UGA’s estimated cost of attendance is a small $25,134 a year. On a year round part-time at 20 hours a week, You’d have to earn $26.18 an hour (or $19.86 after tax) to cover those estimated costs. Which just goes to show that you don’t need a 4+ years of brainwashing by a left-wing milquetoast, if you’re going to be earning that much anyways.
…………The current crop of kids are lazier than the last. They need to be like everyone who came before them and just work their way through college……….
My wife and I have a son in college, and daughter in high school, the amount of homework required, is way more than any of us did, when we were in school.
As far as college cost verse wages, let me help you with the math.
When I graduated from the UC ( public university) the cost of tuition and housing was around ( in-state) 3K, and average collage graduate salary was about 18K. Most students could graduate with very manageable debt if at all.

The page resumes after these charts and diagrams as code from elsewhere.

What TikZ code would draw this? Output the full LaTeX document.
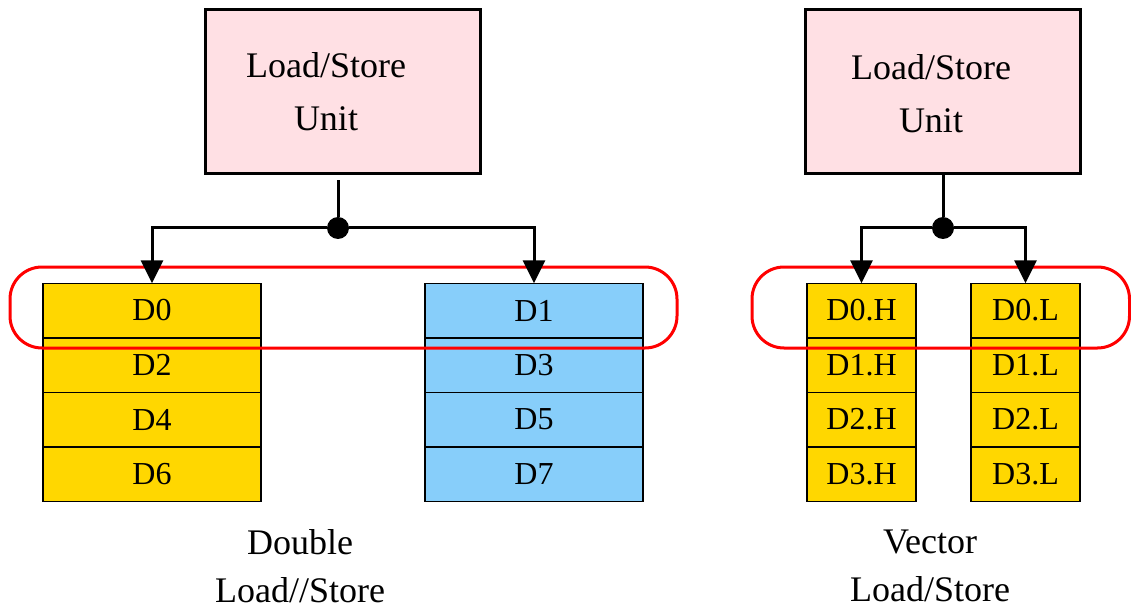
\documentclass[tikz,border=0pt]{standalone}
\usepackage{fontspec}
\setmainfont{Liberation Serif}
\usetikzlibrary{arrows.meta,positioning}
\definecolor{lsupink}{HTML}{FFE0E4}
\definecolor{reggold}{HTML}{FFD700}
\definecolor{regblue}{HTML}{87CEFA}

\begin{document}
\begin{tikzpicture}[x=0.5pt,y=-0.5pt,
  lsu/.style={draw,line width=1.5pt,fill=lsupink,minimum width=137.5pt,
    minimum height=82pt,inner sep=0pt},
  lsutext/.style={align=center,font=\fontsize{18}{26.5}\selectfont},
  reg/.style={draw,line width=0.75pt,fill=reggold,minimum width=109pt,
    minimum height=27.25pt,inner sep=0pt,outer sep=0pt,
    font=\fontsize{16}{19}\selectfont},
  half/.style={reg,minimum width=54.5pt},
  hi/.style={fill=regblue},
  dot/.style={circle,fill=black,minimum size=11pt,inner sep=0pt},
  conn/.style={line width=1.5pt},
  arr/.style={-{Triangle[length=11.5pt,width=11pt]},line width=1.5pt},
  ring/.style={draw=red,line width=1.5pt,rounded corners=16pt},
  caption/.style={align=center,font=\fontsize{18}{24}\selectfont}
]
\useasboundingbox (0,0) rectangle (1131,610);
% double load/store
\node[lsu] (lsuL) at (343,92) {};
\node[lsutext] (lsuLt) at (326,92) {Load/Store\\Unit};
\node[reg] (d0) at (152,310.5) {D0};
\node[reg,below=0pt of d0] (d2) {D2};
\node[reg,below=0pt of d2] (d4) {D4};
\node[reg,below=0pt of d4] (d6) {D6};
\node[reg,hi] (d1) at (534,310.5) {D1};
\node[reg,hi,below=0pt of d1] (d3) {D3};
\node[reg,hi,below=0pt of d3] (d5) {D5};
\node[reg,hi,below=0pt of d5] (d7) {D7};
\node[dot] (jL) at (338,228) {};
\draw[ring] (10,267) rectangle (677,348);
\draw[conn] (jL) -- ([yshift=-2.5pt]jL |- lsuL.south);
\draw[arr] (jL) -| (d0.north);
\draw[arr] (jL) -| (d1.north);
\node[caption] (capL) at (300,566) {Double\\Load//Store};
% vector load/store
\node[lsu] (lsuR) at (943,92) {};
\node[lsutext] (lsuRt) at (931,94) {Load/Store\\Unit};
\node[half] (d0h) at (861.5,310.5) {D0.H};
\node[half,below=0pt of d0h] (d1h) {D1.H};
\node[half,below=0pt of d1h] (d2h) {D2.H};
\node[half,below=0pt of d2h] (d3h) {D3.H};
\node[half] (d0l) at (1025.5,310.5) {D0.L};
\node[half,below=0pt of d0l] (d1l) {D1.L};
\node[half,below=0pt of d1l] (d2l) {D2.L};
\node[half,below=0pt of d2l] (d3l) {D3.L};
\node[dot] (jR) at (943,228) {};
\draw[ring] (752,267) rectangle (1129.5,348);
\draw[conn] (jR) -- (lsuR.south);
\draw[arr] (jR) -| (d0h.north);
\draw[arr] (jR) -| (d0l.north);
\node[caption] (capR) at (930,566) {Vector\\Load/Store};
\end{tikzpicture}
\end{document}
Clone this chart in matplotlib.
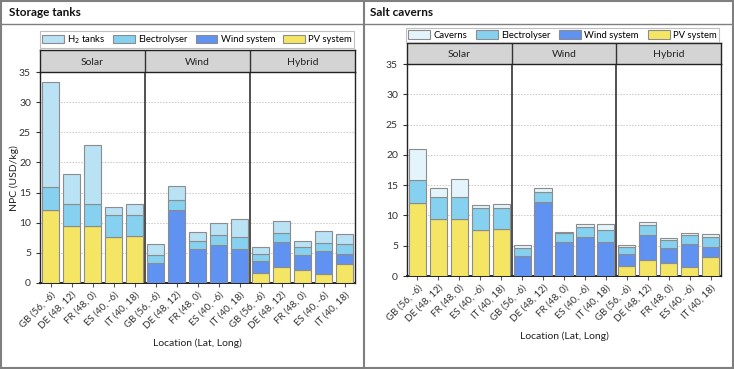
import matplotlib
matplotlib.use("Agg")
import matplotlib.pyplot as plt
from matplotlib.patches import Rectangle
from matplotlib.lines import Line2D

plt.rcParams['font.family'] = ['Lato', 'DejaVu Sans']

# --- data (USD/kg), order inside each block: GB, DE, FR, ES, IT ---
locations = ["GB (56, -6)", "DE (48, 12)", "FR (48, 0)", "ES (40, -6)", "IT (40, 18)"]
scenarios = ["Solar", "Wind", "Hybrid"]

# segment heights, 15 bars = Solar x5, Wind x5, Hybrid x5
pv = [12.05, 9.4, 9.45, 7.6, 7.8,
      0, 0, 0, 0, 0,
      1.66, 2.6, 2.16, 1.5, 3.1]
wind = [0, 0, 0, 0, 0,
        3.35, 12.15, 5.66, 6.37, 5.66,
        2.0, 4.25, 2.5, 3.86, 1.7]
electrolyser = [3.85, 3.7, 3.6, 3.6, 3.45,
                1.3, 1.7, 1.37, 1.65, 1.95,
                1.17, 1.52, 1.32, 1.35, 1.66]
h2_tanks = [17.4, 5.0, 9.9, 1.4, 1.85,
            1.8, 2.2, 1.35, 1.85, 3.05,
            1.1, 1.95, 1.0, 1.9, 1.66]
caverns = [5.0, 1.4, 2.95, 0.45, 0.6,
           0.5, 0.6, 0.27, 0.56, 1.0,
           0.35, 0.5, 0.35, 0.44, 0.46]

c_pv = "#F5E564"
c_wind = "#6092F2"
c_elec = "#86D1EF"
c_tank = "#B9E2F5"
c_cav = "#E4F4FC"

W, H = 734, 369
fig = plt.figure(figsize=(W / 100, H / 100), dpi=100)


def fbox(x0, y0, x1, y1):
    # pixel box (top-left origin) -> figure fraction rect
    return [x0 / W, (H - y1) / H, (x1 - x0) / W, (y1 - y0) / H]


def panel(ax_px, strip_px, leg_px, storage, storage_label, storage_color):
    ax = fig.add_axes(fbox(*ax_px))
    xs = list(range(15))
    bw = 0.82
    kw = dict(width=bw, edgecolor="#8c8c8c", linewidth=0.8, zorder=3)
    b_pv = ax.bar(xs, pv, color=c_pv, label="PV system", **kw)
    b_wind = ax.bar(xs, wind, bottom=pv, color=c_wind, label="Wind system", **kw)
    base = [a + b for a, b in zip(pv, wind)]
    b_elec = ax.bar(xs, electrolyser, bottom=base, color=c_elec, label="Electrolyser", **kw)
    base2 = [a + b for a, b in zip(base, electrolyser)]
    b_st = ax.bar(xs, storage, bottom=base2, color=storage_color, label=storage_label, **kw)

    ax.set_xlim(-0.5, 14.5)
    ax.set_ylim(0, 35)
    ax.set_yticks(range(0, 36, 5))
    ax.set_xticks(xs)
    ax.set_xticklabels(locations * 3, rotation=45, ha="right", rotation_mode="anchor",
                       fontsize=7, color="#333333")
    ax.tick_params(axis="y", labelsize=7.5, length=3, colors="#333333")
    ax.tick_params(axis="x", length=3, pad=2, color="#555555")
    ax.grid(axis="y", linestyle=(0, (1.5, 1.5)), color="#c8c8c8", linewidth=0.7, zorder=0)
    for s in ["left", "bottom", "right"]:
        ax.spines[s].set_color("#222222")
        ax.spines[s].set_linewidth(1.0)
    ax.spines["bottom"].set_linewidth(1.4)
    ax.spines["top"].set_visible(False)
    for xv in (4.5, 9.5):
        ax.axvline(xv, color="#333333", linewidth=1.2, zorder=4)

    sx = fig.add_axes(fbox(*strip_px))
    sx.set_facecolor("#d4d4d4")
    sx.set_xlim(-0.5, 14.5)
    sx.set_ylim(0, 1)
    sx.set_xticks([])
    sx.set_yticks([])
    for s in sx.spines.values():
        s.set_color("#222222")
        s.set_linewidth(1.0)
    for xv in (4.5, 9.5):
        sx.axvline(xv, color="#333333", linewidth=1.0)
    for i, name in enumerate(scenarios):
        sx.text(2 + 5 * i, 0.45, name, ha="center", va="center", fontsize=7.5, color="#222222")

    x0, y0, x1, y1 = leg_px
    leg = fig.legend([b_st, b_elec, b_wind, b_pv],
                     [storage_label, "Electrolyser", "Wind system", "PV system"],
                     ncol=4, mode="expand", loc="lower left",
                     bbox_to_anchor=(x0 / W, (H - y1) / H, (x1 - x0) / W, (y1 - y0) / H),
                     fontsize=6.8, frameon=True, fancybox=False, borderpad=0.25,
                     handlelength=2.3, handleheight=1.0, handletextpad=0.35,
                     columnspacing=0.3, borderaxespad=0)
    leg.get_frame().set_edgecolor("#b0b0b0")
    leg.get_frame().set_linewidth(0.8)
    return ax


panel((40, 72, 355, 283), (40, 50, 355, 72), (40, 33, 354, 48),
      h2_tanks, "H$_2$ tanks", c_tank)
panel((407, 64, 721, 276), (407, 43, 721, 64), (406, 27, 719, 42),
      caverns, "Caverns", c_cav)

# axis titles
fig.text(14 / W, (H - 178) / H, "NPC (USD/kg)", rotation=90, ha="center", va="center",
         fontsize=7.5, color="#222222")
fig.text(197 / W, (H - 343) / H, "Location (Lat, Long)", ha="center", va="center",
         fontsize=7.5, color="#222222")
fig.text(564 / W, (H - 336) / H, "Location (Lat, Long)", ha="center", va="center",
         fontsize=7.5, color="#222222")

# panel titles and frames
fig.text(9 / W, (H - 12) / H, "Storage tanks", ha="left", va="center",
         fontsize=8.5, fontweight="bold", color="#111111")
fig.text(370 / W, (H - 12) / H, "Salt caverns", ha="left", va="center",
         fontsize=8.5, fontweight="bold", color="#111111")

frame_c = "#7f7f7f"
fig.patches.append(Rectangle((1 / W, 1 / H), (W - 2) / W, (H - 2) / H, transform=fig.transFigure,
                             fill=False, edgecolor=frame_c, linewidth=1.5))
fig.add_artist(Line2D([364 / W, 364 / W], [0, 1], color=frame_c, linewidth=1.5))
fig.add_artist(Line2D([0, 1], [(H - 24) / H, (H - 24) / H], color=frame_c, linewidth=1.0))

plt.savefig("out.png", dpi=100)
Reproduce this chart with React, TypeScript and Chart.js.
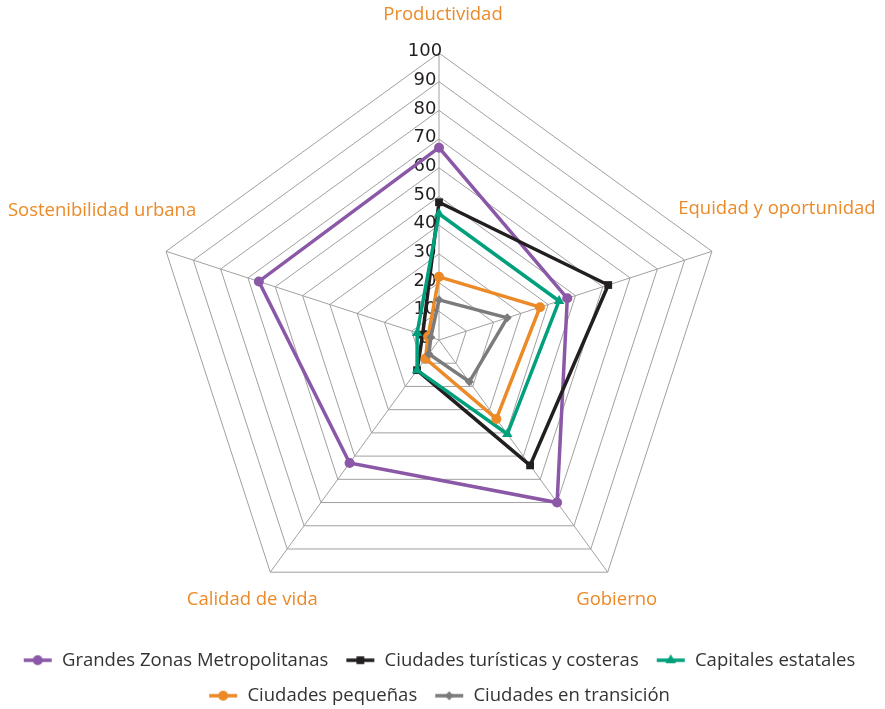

Now the same school cost about 27k a year and wages on average are around 40K for graduates. Now students on a macro are graduating with first home style mortgage debt, and wages have not nearly kept up on a ratio.
1983 a student would pay 12k for 4 years and makes 18K
2016 a student would pay 108K for 4 years and makes 40k
Do you not get the math problem?
I thought the part about someone needing to work 20 hours a week and making $26.18 an hour to pay for college was enough to illustrate the absurdity of the cost of higher education.
My Bad
No problem. I don’t know what colleges your kids were going to or plan to go to, but hopefully not art school. Rhode Island School of Design is $45,840 for tuition and fees only. Granted it’s a private school. But it’s not as though students are unable to get the loans.